Task brief> Copy out the listing that follows, exact in every word, and skip the images.

-- Start Source data --

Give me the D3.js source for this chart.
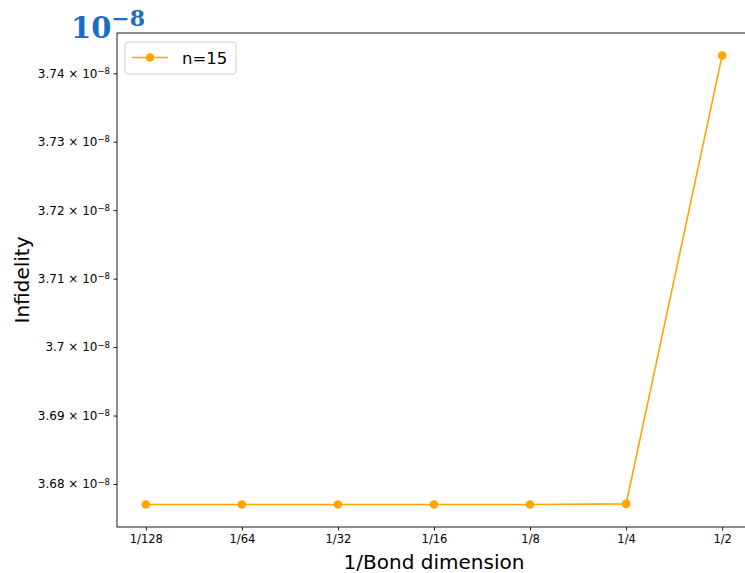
<!DOCTYPE html>
<html>
<head>
<meta charset="utf-8">
<script src="https://cdn.jsdelivr.net/npm/d3@7"></script>
<style>
  html, body { margin: 0; padding: 0; background: #fff; }
  svg { display: block; font-family: "DejaVu Sans", sans-serif; }
</style>
</head>
<body>
<svg id="chart" width="745" height="573"></svg>
<script>
// Infidelity versus inverse bond dimension, n = 15
const categories = ["1/128", "1/64", "1/32", "1/16", "1/8", "1/4", "1/2"];
const infidelity = [3.6770e-8, 3.6770e-8, 3.6770e-8, 3.6770e-8, 3.6770e-8, 3.6771e-8, 3.7426e-8];
const yTicks = [3.68e-8, 3.69e-8, 3.70e-8, 3.71e-8, 3.72e-8, 3.73e-8, 3.74e-8];
const yTickMantissa = ["3.68", "3.69", "3.7", "3.71", "3.72", "3.73", "3.74"];
const seriesName = "n=15";

const color = "#FFA500";
const svg = d3.select("#chart");
const margin = { left: 117, top: 33, right: 751, bottom: 527 };

// x: category index with 5% padding on each side
const xPad = (categories.length - 1) * 0.05;
const x = d3.scaleLinear()
  .domain([-xPad, categories.length - 1 + xPad])
  .range([margin.left, margin.right]);

const [ymin, ymax] = d3.extent(infidelity);
const yPad = (ymax - ymin) * 0.05;
const y = d3.scaleLinear()
  .domain([ymin - yPad, ymax + yPad])
  .range([margin.bottom, margin.top]);

// frame
svg.append("rect")
  .attr("x", margin.left).attr("y", margin.top)
  .attr("width", margin.right - margin.left)
  .attr("height", margin.bottom - margin.top)
  .attr("fill", "none").attr("stroke", "#000").attr("stroke-width", 0.9);

// x axis
const xAxis = d3.axisBottom(x)
  .tickValues(d3.range(categories.length))
  .tickFormat(i => categories[i])
  .tickSize(3.5).tickPadding(4);
const gx = svg.append("g").attr("transform", `translate(0,${margin.bottom})`).call(xAxis);
gx.select(".domain").remove();
gx.selectAll(".tick line").attr("stroke", "#000").attr("stroke-width", 0.9);
gx.selectAll(".tick text").attr("font-size", "11.5px").attr("fill", "#000")
  .attr("font-family", "DejaVu Sans, sans-serif");

// y axis with scientific labels
const yAxis = d3.axisLeft(y)
  .tickValues(yTicks)
  .tickFormat("")
  .tickSize(3.5);
const gy = svg.append("g").attr("transform", `translate(${margin.left},0)`).call(yAxis);
gy.select(".domain").remove();
gy.selectAll(".tick line").attr("stroke", "#000").attr("stroke-width", 0.9);
gy.selectAll(".tick").each(function (d, i) {
  const t = d3.select(this).select("text")
    .attr("x", -7).attr("dy", "0.32em")
    .attr("font-size", "12px").attr("fill", "#000")
    .attr("font-family", "DejaVu Sans, sans-serif")
    .attr("text-anchor", "end");
  t.text(null);
  t.append("tspan").text(yTickMantissa[i] + " \u00d7 10");
  t.append("tspan").attr("dy", "-0.45em").attr("font-size", "8.5px").text("\u22128");
});

// line + markers
const pts = infidelity.map((v, i) => [x(i), y(v)]);
svg.append("path")
  .attr("d", d3.line()(pts))
  .attr("fill", "none").attr("stroke", color).attr("stroke-width", 1.6);
svg.selectAll("circle.pt").data(pts).enter().append("circle")
  .attr("class", "pt")
  .attr("cx", d => d[0]).attr("cy", d => d[1]).attr("r", 4.3)
  .attr("fill", color);

// axis titles
svg.append("text")
  .attr("x", (margin.left + margin.right) / 2).attr("y", 569)
  .attr("text-anchor", "middle").attr("font-size", "20px").attr("fill", "#000")
  .text("1/Bond dimension");
svg.append("text")
  .attr("transform", `translate(29,${(margin.top + margin.bottom) / 2}) rotate(-90)`)
  .attr("text-anchor", "middle").attr("font-size", "20px").attr("fill", "#000")
  .text("Infidelity");

// offset exponent
const off = svg.append("text")
  .attr("x", 71).attr("y", 38)
  .attr("font-family", "DejaVu Serif, serif").attr("font-weight", "bold")
  .attr("font-size", "29px").attr("fill", "#1a6fc4");
off.append("tspan").text("10");
off.append("tspan").attr("dy", "-12").attr("font-size", "22px").text("\u22128");

// legend
const lg = svg.append("g").attr("transform", "translate(125,42)");
lg.append("rect").attr("width", 111).attr("height", 32).attr("rx", 3)
  .attr("fill", "#fff").attr("fill-opacity", 0.8)
  .attr("stroke", "#d0d0d0").attr("stroke-width", 1);
lg.append("line").attr("x1", 7).attr("x2", 43).attr("y1", 15.5).attr("y2", 15.5)
  .attr("stroke", color).attr("stroke-width", 1.6);
lg.append("circle").attr("cx", 25).attr("cy", 15.5).attr("r", 4.3).attr("fill", color);
lg.append("text").attr("x", 57).attr("y", 21.5).attr("font-size", "16.5px").attr("fill", "#000")
  .text(seriesName);
</script>
</body>
</html>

-- End Source data --

Task result>
Give me the D3.js source for this chart.
<!DOCTYPE html>
<html>
<head>
<meta charset="utf-8">
<script src="https://cdn.jsdelivr.net/npm/d3@7"></script>
<style>
  html, body { margin: 0; padding: 0; background: #fff; }
  svg { display: block; font-family: "DejaVu Sans", sans-serif; }
</style>
</head>
<body>
<svg id="chart" width="745" height="573"></svg>
<script>
// Infidelity versus inverse bond dimension, n = 15
const categories = ["1/128", "1/64", "1/32", "1/16", "1/8", "1/4", "1/2"];
const infidelity = [3.6770e-8, 3.6770e-8, 3.6770e-8, 3.6770e-8, 3.6770e-8, 3.6771e-8, 3.7426e-8];
const yTicks = [3.68e-8, 3.69e-8, 3.70e-8, 3.71e-8, 3.72e-8, 3.73e-8, 3.74e-8];
const yTickMantissa = ["3.68", "3.69", "3.7", "3.71", "3.72", "3.73", "3.74"];
const seriesName = "n=15";

const color = "#FFA500";
const svg = d3.select("#chart");
const margin = { left: 117, top: 33, right: 751, bottom: 527 };

// x: category index with 5% padding on each side
const xPad = (categories.length - 1) * 0.05;
const x = d3.scaleLinear()
  .domain([-xPad, categories.length - 1 + xPad])
  .range([margin.left, margin.right]);

const [ymin, ymax] = d3.extent(infidelity);
const yPad = (ymax - ymin) * 0.05;
const y = d3.scaleLinear()
  .domain([ymin - yPad, ymax + yPad])
  .range([margin.bottom, margin.top]);

// frame
svg.append("rect")
  .attr("x", margin.left).attr("y", margin.top)
  .attr("width", margin.right - margin.left)
  .attr("height", margin.bottom - margin.top)
  .attr("fill", "none").attr("stroke", "#000").attr("stroke-width", 0.9);

// x axis
const xAxis = d3.axisBottom(x)
  .tickValues(d3.range(categories.length))
  .tickFormat(i => categories[i])
  .tickSize(3.5).tickPadding(4);
const gx = svg.append("g").attr("transform", `translate(0,${margin.bottom})`).call(xAxis);
gx.select(".domain").remove();
gx.selectAll(".tick line").attr("stroke", "#000").attr("stroke-width", 0.9);
gx.selectAll(".tick text").attr("font-size", "11.5px").attr("fill", "#000")
  .attr("font-family", "DejaVu Sans, sans-serif");

// y axis with scientific labels
const yAxis = d3.axisLeft(y)
  .tickValues(yTicks)
  .tickFormat("")
  .tickSize(3.5);
const gy = svg.append("g").attr("transform", `translate(${margin.left},0)`).call(yAxis);
gy.select(".domain").remove();
gy.selectAll(".tick line").attr("stroke", "#000").attr("stroke-width", 0.9);
gy.selectAll(".tick").each(function (d, i) {
  const t = d3.select(this).select("text")
    .attr("x", -7).attr("dy", "0.32em")
    .attr("font-size", "12px").attr("fill", "#000")
    .attr("font-family", "DejaVu Sans, sans-serif")
    .attr("text-anchor", "end");
  t.text(null);
  t.append("tspan").text(yTickMantissa[i] + " \u00d7 10");
  t.append("tspan").attr("dy", "-0.45em").attr("font-size", "8.5px").text("\u22128");
});

// line + markers
const pts = infidelity.map((v, i) => [x(i), y(v)]);
svg.append("path")
  .attr("d", d3.line()(pts))
  .attr("fill", "none").attr("stroke", color).attr("stroke-width", 1.6);
svg.selectAll("circle.pt").data(pts).enter().append("circle")
  .attr("class", "pt")
  .attr("cx", d => d[0]).attr("cy", d => d[1]).attr("r", 4.3)
  .attr("fill", color);

// axis titles
svg.append("text")
  .attr("x", (margin.left + margin.right) / 2).attr("y", 569)
  .attr("text-anchor", "middle").attr("font-size", "20px").attr("fill", "#000")
  .text("1/Bond dimension");
svg.append("text")
  .attr("transform", `translate(29,${(margin.top + margin.bottom) / 2}) rotate(-90)`)
  .attr("text-anchor", "middle").attr("font-size", "20px").attr("fill", "#000")
  .text("Infidelity");

// offset exponent
const off = svg.append("text")
  .attr("x", 71).attr("y", 38)
  .attr("font-family", "DejaVu Serif, serif").attr("font-weight", "bold")
  .attr("font-size", "29px").attr("fill", "#1a6fc4");
off.append("tspan").text("10");
off.append("tspan").attr("dy", "-12").attr("font-size", "22px").text("\u22128");

// legend
const lg = svg.append("g").attr("transform", "translate(125,42)");
lg.append("rect").attr("width", 111).attr("height", 32).attr("rx", 3)
  .attr("fill", "#fff").attr("fill-opacity", 0.8)
  .attr("stroke", "#d0d0d0").attr("stroke-width", 1);
lg.append("line").attr("x1", 7).attr("x2", 43).attr("y1", 15.5).attr("y2", 15.5)
  .attr("stroke", color).attr("stroke-width", 1.6);
lg.append("circle").attr("cx", 25).attr("cy", 15.5).attr("r", 4.3).attr("fill", color);
lg.append("text").attr("x", 57).attr("y", 21.5).attr("font-size", "16.5px").attr("fill", "#000")
  .text(seriesName);
</script>
</body>
</html>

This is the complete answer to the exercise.